(begin)
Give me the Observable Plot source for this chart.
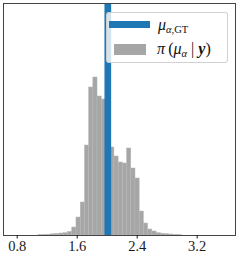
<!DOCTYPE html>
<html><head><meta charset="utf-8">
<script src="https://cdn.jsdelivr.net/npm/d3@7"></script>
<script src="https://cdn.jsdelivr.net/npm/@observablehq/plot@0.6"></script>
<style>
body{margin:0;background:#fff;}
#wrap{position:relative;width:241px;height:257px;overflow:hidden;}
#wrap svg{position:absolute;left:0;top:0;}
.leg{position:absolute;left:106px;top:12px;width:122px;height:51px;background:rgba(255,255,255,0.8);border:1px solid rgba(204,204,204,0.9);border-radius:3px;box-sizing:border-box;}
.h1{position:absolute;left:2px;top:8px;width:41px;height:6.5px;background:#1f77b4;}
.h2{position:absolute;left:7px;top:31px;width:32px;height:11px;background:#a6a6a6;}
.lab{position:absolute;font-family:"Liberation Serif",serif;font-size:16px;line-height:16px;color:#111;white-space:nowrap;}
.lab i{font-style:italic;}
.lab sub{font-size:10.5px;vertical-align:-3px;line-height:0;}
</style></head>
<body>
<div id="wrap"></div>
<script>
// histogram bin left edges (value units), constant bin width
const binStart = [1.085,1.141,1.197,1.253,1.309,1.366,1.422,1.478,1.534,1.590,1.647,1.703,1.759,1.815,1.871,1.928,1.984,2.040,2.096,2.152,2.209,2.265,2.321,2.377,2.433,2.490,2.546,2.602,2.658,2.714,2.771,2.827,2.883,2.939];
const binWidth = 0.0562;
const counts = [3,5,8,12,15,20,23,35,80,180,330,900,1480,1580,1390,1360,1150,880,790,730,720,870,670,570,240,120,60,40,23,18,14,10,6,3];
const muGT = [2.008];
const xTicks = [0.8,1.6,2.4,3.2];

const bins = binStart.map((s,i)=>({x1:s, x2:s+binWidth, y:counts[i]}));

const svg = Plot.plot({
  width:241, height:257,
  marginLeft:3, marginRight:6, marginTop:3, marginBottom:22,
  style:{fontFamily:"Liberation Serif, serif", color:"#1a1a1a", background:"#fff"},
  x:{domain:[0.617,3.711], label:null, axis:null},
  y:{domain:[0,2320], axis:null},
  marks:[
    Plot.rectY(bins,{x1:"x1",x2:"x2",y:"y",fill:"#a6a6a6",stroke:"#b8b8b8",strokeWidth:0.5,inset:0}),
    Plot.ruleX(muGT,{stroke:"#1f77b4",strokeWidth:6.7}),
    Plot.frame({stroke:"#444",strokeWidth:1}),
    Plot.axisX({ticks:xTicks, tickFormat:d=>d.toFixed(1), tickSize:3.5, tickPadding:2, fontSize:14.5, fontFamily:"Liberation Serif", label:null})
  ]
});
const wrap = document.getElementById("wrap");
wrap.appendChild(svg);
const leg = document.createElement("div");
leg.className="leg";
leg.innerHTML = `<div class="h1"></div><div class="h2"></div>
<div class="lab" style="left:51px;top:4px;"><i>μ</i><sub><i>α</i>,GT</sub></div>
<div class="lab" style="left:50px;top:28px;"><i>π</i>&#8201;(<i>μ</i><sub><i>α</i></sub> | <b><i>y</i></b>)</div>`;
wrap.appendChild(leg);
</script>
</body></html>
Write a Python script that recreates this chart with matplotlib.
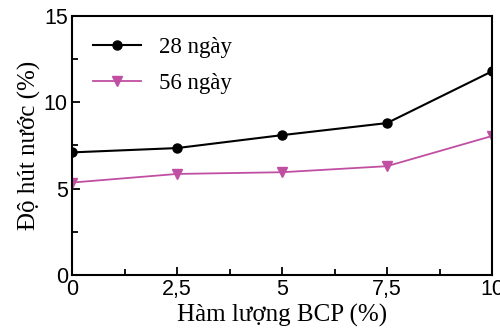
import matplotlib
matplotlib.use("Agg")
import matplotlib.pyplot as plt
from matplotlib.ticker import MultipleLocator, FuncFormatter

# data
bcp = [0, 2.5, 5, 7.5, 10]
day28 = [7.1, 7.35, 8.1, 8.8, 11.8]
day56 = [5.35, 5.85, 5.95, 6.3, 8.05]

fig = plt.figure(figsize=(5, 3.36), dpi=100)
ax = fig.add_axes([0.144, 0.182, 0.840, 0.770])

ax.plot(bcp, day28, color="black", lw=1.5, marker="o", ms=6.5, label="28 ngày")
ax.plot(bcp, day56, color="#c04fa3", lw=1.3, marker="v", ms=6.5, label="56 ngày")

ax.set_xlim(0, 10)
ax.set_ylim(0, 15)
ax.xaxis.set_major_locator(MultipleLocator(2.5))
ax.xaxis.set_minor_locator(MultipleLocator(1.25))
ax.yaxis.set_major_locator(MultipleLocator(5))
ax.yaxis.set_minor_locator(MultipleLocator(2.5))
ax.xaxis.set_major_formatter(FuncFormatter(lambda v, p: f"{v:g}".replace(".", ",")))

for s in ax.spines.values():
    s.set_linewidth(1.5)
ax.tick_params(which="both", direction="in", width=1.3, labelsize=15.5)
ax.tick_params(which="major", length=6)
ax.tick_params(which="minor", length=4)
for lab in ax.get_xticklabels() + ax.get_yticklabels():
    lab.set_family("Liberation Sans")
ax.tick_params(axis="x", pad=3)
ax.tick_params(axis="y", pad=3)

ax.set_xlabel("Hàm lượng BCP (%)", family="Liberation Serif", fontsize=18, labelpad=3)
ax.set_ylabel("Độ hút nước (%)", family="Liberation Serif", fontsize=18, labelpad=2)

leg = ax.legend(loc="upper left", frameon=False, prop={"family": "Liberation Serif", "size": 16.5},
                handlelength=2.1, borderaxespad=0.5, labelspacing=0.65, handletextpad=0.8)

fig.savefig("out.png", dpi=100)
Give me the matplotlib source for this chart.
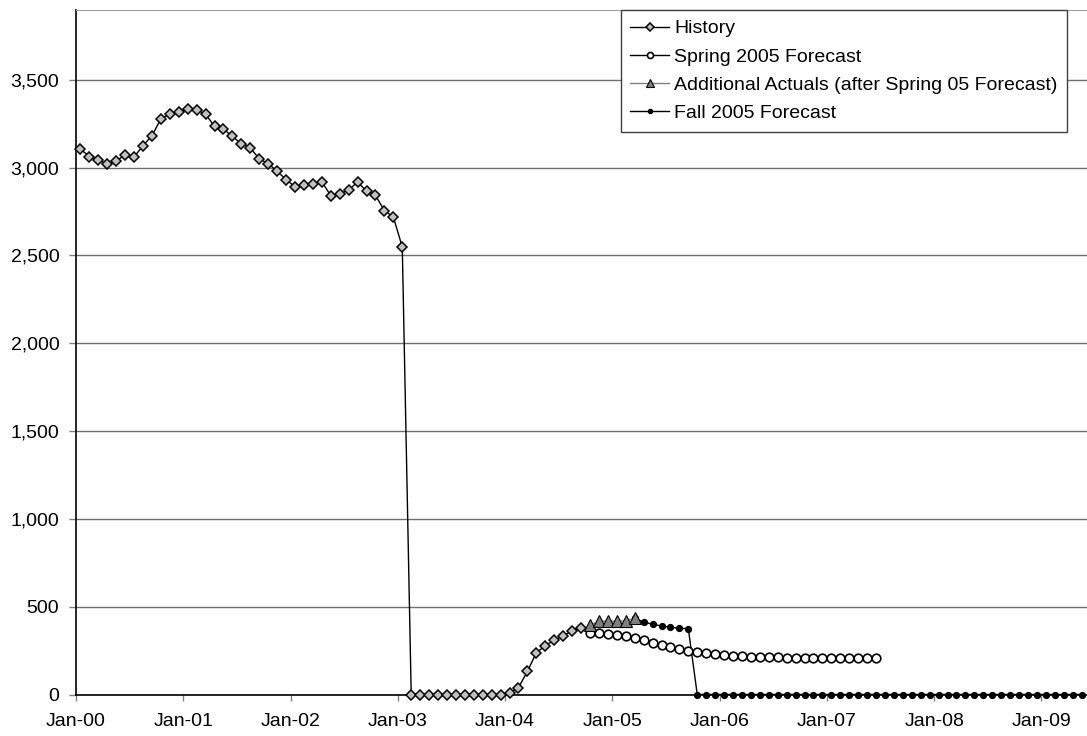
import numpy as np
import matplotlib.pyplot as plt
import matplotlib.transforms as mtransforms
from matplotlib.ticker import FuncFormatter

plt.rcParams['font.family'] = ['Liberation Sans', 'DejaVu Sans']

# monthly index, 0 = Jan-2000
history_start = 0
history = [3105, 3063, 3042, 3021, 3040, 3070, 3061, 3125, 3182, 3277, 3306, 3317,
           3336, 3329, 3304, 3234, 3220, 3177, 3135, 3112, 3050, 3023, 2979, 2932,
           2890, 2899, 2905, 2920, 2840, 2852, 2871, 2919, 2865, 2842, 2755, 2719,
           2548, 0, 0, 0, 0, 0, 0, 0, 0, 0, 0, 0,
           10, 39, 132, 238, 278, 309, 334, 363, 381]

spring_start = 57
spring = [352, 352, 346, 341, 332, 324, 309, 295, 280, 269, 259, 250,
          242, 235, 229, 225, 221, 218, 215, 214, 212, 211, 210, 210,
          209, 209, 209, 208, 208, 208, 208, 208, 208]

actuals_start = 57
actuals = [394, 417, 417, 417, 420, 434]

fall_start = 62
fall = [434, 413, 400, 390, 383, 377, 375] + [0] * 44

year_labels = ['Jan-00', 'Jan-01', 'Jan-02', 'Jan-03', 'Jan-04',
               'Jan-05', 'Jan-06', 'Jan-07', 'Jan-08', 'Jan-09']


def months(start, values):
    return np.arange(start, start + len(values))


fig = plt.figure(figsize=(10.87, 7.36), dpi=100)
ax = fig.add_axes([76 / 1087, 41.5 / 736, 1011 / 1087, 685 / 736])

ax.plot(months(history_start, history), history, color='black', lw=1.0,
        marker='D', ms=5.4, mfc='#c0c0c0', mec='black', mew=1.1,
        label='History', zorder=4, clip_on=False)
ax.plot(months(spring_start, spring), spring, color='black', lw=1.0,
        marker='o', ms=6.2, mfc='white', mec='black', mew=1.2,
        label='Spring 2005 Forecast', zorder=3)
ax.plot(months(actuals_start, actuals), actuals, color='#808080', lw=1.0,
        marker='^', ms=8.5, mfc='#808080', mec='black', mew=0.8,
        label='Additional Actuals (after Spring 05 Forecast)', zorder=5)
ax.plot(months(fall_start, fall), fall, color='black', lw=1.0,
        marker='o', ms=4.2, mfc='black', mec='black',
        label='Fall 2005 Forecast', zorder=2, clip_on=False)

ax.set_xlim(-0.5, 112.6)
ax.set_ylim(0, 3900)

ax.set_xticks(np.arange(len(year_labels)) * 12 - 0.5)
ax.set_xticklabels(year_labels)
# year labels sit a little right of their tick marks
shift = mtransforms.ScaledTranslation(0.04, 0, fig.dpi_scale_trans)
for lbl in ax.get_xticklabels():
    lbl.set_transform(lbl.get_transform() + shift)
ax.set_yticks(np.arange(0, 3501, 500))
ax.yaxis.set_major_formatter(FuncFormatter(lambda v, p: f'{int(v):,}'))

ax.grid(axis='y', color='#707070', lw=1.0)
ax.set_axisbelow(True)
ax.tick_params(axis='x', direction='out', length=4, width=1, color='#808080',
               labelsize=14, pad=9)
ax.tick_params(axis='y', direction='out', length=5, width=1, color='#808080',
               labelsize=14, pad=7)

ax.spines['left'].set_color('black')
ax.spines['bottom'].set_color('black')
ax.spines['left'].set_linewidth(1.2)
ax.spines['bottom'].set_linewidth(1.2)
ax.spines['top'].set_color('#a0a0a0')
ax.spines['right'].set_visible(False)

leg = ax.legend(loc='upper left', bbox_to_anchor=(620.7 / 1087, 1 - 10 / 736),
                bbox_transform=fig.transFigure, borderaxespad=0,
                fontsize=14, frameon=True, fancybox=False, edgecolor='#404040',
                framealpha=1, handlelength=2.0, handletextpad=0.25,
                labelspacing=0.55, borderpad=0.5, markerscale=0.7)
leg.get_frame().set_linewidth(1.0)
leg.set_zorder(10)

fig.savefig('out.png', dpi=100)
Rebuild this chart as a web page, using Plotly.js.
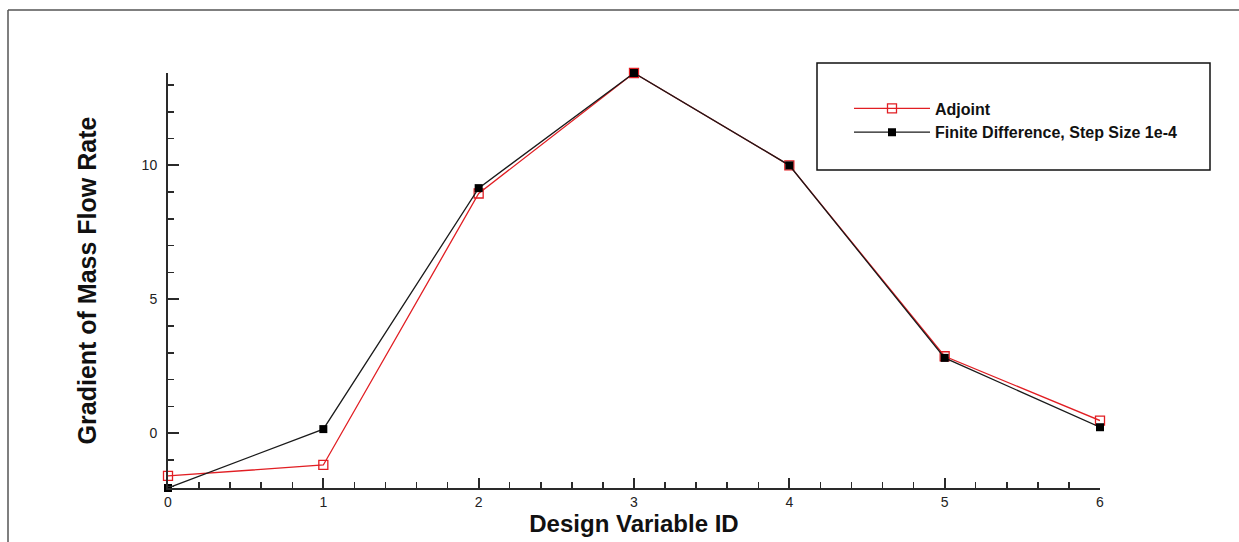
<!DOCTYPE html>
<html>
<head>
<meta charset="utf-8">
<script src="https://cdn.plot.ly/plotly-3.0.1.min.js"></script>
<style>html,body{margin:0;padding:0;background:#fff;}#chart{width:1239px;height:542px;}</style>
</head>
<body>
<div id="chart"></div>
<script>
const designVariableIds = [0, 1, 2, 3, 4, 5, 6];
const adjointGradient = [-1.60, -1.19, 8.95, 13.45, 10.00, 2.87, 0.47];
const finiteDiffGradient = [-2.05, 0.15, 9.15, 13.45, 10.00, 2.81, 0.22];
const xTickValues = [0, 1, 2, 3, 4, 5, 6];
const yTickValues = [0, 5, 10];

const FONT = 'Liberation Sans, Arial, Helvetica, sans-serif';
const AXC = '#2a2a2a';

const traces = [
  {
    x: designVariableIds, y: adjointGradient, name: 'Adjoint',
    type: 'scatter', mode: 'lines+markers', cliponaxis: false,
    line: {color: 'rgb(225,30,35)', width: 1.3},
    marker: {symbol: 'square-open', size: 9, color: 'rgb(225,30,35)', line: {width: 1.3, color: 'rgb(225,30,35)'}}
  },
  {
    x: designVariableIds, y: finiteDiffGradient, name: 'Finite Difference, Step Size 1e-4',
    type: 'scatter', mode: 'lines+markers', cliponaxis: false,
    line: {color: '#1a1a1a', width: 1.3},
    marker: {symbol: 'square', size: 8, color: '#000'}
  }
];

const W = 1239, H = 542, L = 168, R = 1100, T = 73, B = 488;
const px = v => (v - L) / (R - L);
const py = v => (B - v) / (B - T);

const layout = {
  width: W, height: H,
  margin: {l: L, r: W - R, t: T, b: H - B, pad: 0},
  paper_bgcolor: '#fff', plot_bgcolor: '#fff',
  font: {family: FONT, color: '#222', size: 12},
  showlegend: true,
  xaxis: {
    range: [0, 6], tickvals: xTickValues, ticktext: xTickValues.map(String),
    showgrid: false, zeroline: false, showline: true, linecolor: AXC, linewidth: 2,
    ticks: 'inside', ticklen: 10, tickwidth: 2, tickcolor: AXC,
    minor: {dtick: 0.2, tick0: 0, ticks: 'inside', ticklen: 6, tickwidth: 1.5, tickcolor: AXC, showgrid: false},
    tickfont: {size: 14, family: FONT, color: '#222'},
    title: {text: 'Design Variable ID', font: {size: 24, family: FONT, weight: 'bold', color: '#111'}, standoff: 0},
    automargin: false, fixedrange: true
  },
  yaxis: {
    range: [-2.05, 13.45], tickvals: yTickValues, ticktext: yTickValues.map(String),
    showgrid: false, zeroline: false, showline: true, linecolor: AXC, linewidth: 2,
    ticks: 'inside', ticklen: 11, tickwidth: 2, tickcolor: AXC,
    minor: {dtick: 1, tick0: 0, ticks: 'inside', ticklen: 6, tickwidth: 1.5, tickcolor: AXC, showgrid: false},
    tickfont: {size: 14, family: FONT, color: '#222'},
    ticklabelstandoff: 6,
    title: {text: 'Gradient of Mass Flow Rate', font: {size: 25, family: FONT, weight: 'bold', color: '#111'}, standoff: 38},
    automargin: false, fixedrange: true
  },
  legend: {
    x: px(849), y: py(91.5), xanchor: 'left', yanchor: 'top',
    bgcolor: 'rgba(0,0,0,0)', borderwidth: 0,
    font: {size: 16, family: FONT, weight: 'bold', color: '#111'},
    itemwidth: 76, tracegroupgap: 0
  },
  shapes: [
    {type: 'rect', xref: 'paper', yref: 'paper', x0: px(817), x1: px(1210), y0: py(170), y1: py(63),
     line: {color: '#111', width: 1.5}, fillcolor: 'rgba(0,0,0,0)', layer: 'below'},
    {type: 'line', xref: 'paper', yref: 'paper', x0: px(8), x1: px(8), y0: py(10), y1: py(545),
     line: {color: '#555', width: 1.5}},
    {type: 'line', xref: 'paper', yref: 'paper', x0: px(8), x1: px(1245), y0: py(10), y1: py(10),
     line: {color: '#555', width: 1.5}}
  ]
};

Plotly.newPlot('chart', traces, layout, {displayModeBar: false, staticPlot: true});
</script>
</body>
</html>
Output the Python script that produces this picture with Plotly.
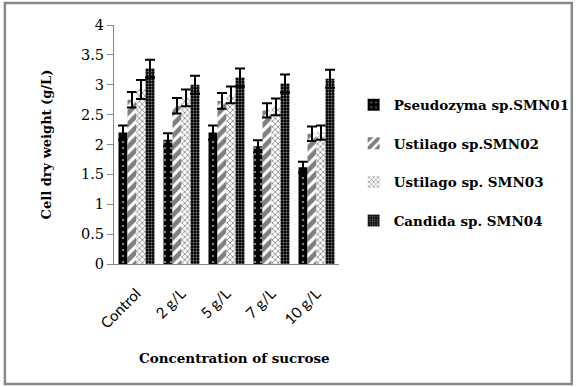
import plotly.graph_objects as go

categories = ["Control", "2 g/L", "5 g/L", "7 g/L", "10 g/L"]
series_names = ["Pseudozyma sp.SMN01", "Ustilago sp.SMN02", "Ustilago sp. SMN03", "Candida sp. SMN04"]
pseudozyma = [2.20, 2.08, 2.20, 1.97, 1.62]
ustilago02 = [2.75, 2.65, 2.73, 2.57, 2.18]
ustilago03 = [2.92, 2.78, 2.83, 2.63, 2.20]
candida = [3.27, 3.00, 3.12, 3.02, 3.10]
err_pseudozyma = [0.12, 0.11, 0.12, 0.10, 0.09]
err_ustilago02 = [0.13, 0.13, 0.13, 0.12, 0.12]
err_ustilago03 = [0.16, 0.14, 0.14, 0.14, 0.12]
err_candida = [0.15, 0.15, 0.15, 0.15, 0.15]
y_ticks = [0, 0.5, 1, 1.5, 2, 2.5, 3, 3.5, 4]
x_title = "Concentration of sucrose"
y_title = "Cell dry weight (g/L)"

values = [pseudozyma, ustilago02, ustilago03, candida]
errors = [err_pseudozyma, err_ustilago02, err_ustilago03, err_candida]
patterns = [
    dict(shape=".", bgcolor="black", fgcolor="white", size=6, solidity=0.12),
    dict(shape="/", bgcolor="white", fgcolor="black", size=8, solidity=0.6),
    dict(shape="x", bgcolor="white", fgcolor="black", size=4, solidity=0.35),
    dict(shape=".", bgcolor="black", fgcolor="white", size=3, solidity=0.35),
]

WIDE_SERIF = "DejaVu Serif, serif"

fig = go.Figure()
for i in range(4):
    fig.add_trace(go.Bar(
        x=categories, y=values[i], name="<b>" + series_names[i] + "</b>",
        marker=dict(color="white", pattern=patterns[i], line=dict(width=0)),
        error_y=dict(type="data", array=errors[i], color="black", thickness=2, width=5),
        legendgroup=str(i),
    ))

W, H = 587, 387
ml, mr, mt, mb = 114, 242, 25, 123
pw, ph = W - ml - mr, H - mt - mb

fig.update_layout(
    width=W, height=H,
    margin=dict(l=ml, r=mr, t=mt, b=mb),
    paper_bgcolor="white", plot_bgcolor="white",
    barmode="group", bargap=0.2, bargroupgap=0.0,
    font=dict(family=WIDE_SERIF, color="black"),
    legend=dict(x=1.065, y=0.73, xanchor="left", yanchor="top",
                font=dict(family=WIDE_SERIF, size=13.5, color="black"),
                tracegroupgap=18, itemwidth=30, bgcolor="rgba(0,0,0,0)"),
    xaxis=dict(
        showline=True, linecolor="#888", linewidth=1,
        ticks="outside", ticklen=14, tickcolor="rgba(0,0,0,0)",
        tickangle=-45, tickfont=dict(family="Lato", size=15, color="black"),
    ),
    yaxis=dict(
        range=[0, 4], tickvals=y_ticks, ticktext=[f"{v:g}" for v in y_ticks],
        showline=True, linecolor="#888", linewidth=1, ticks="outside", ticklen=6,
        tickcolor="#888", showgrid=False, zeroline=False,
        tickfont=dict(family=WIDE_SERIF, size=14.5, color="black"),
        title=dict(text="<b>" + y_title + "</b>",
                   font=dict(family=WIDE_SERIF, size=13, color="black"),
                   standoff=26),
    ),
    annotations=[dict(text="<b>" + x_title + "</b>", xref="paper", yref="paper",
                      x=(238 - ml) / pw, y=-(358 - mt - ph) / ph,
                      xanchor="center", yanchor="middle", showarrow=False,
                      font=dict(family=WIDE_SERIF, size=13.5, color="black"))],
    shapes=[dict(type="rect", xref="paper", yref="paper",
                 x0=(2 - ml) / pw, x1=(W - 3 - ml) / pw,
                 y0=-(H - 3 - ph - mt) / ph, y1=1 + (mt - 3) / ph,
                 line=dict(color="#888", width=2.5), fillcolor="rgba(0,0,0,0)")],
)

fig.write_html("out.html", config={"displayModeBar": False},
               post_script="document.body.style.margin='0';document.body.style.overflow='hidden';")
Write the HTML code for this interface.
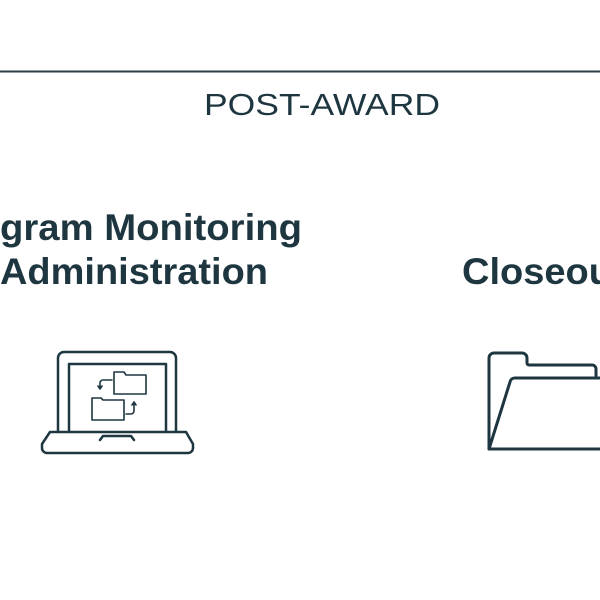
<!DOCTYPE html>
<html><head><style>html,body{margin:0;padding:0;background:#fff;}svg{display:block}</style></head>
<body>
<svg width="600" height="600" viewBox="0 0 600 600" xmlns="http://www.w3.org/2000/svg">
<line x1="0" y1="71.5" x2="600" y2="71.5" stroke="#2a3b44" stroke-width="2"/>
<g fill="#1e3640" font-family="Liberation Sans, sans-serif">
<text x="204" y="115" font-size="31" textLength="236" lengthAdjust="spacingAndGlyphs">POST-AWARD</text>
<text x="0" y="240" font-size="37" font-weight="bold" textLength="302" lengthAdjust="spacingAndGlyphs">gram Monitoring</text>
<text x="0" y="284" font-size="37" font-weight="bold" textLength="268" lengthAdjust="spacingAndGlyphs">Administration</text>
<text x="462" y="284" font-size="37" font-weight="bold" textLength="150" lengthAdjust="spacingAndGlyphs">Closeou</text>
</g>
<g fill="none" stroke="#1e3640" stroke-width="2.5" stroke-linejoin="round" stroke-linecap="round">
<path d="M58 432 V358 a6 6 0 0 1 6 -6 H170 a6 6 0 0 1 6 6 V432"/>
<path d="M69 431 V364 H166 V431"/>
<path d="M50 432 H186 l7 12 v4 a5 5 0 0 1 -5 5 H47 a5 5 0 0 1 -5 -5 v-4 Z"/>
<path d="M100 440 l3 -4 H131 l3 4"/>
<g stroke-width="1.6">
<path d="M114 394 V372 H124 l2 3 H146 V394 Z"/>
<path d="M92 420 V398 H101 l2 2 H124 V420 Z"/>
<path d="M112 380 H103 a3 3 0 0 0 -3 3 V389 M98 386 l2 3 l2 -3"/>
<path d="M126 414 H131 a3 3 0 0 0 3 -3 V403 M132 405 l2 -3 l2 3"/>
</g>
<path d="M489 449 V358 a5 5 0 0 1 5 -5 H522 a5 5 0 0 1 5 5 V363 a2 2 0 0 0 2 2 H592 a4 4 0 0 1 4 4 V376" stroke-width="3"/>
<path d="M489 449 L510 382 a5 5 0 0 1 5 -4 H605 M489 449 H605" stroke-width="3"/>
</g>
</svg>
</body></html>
(end)
## [Do this]
Do not copy any pictures. Retype exactly the stretch from the line with "Rebuild this chart" through the line with "const AXC = '#2a2a2a';".

## [Worked answer]
Rebuild this chart as a web page, using Plotly.js.
<!DOCTYPE html>
<html>
<head>
<meta charset="utf-8">
<script src="https://cdn.plot.ly/plotly-3.0.1.min.js"></script>
<style>html,body{margin:0;padding:0;background:#fff;}#chart{width:1239px;height:542px;}</style>
</head>
<body>
<div id="chart"></div>
<script>
const designVariableIds = [0, 1, 2, 3, 4, 5, 6];
const adjointGradient = [-1.60, -1.19, 8.95, 13.45, 10.00, 2.87, 0.47];
const finiteDiffGradient = [-2.05, 0.15, 9.15, 13.45, 10.00, 2.81, 0.22];
const xTickValues = [0, 1, 2, 3, 4, 5, 6];
const yTickValues = [0, 5, 10];

const FONT = 'Liberation Sans, Arial, Helvetica, sans-serif';
const AXC = '#2a2a2a';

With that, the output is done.